Separately, while not featured in the DAG Monaco’s remarks, the Monaco Memorandum directs Department prosecutors to consider whether the corporation has implemented effective policies and procedures governing the use of personal devices and third-party messaging platforms to ensure the preservation of business-related data and communications.

  • Enhanced Transparency Regarding Compliance Monitors. DAG Monaco also announced several changes to Department policy concerning the selection and use of independent compliance monitors. First, the Memorandum sets out ten non-exhaustive factors to guide prosecutors in the assessment of whether a monitor is necessary. Second, going forward, monitor selections must be made pursuant to documented selection processes. Department components that do not already have formalized policies have been instructed to adopt them by year-end. The Memorandum also includes more granular directions regarding the monitor selection process.

Finally, DOJ is directing prosecutors to ensure that monitorships are tailored in scope to the misconduct and compliance deficiencies of the company at issue. The monitor’s responsibilities and scope of work must be memorialized in a written workplan. Prosecutors are also now required to remain involved throughout the term of the monitorship—essentially to monitor the monitor. The policy contemplates that this may result in the shortening or lengthening of the monitor’s term, depending on the pace of improvements at the company and whether there is a continuing need for the monitor.

Considerations for the Business Community Moving Forward

It is clear from both DAG’s Monaco’s speech and the Monaco Memorandum that DOJ understands that when evaluating whether to self-disclose and whether and how to cooperate, companies do best when DOJ has articulated the “rules of the road” with clarity and precision. As such, with greater transparency and standardization of the self-disclosure process, this announcement represents DOJ’s “carrot” for companies facing potential enforcement exposure. But DAG Monaco’s announcement was also not shy about previewing the “stick,” warning: “resolutions over the next few months will reaffirm how much better companies fare when they come forward and self-disclose.”

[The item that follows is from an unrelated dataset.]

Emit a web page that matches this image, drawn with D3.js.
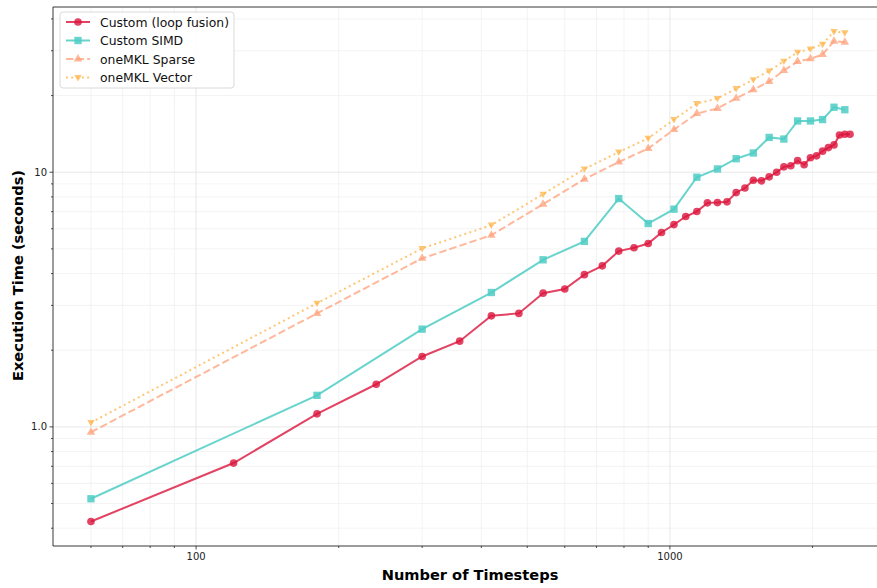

Whether the latest revisions to DOJ corporate enforcement policiesy will result in more self-disclosures remains to be seen. Clearly, though, that is one of the main goals of the just-announced policy changes. Regardless, with a Justice Department so focused on pursuing corporate misconduct and seeking to hold individuals accountable, companies that operate in an environment with any meaningful enforcement risk should carefully consider the latest Memorandum sooner rather than later. Should reportable issues come to light, the latest guidance may affect whether and when self-disclosure should occur. If nothing else, the Memorandum also contains important guidance that companies can and should use now (not later) when assessing existing policies, compensation agreements, and compliance programs to put themselves in the best position possible should they learn about potentially reportable issues in the future. Now more than ever, an ounce of prevention may be worth a pound of cure.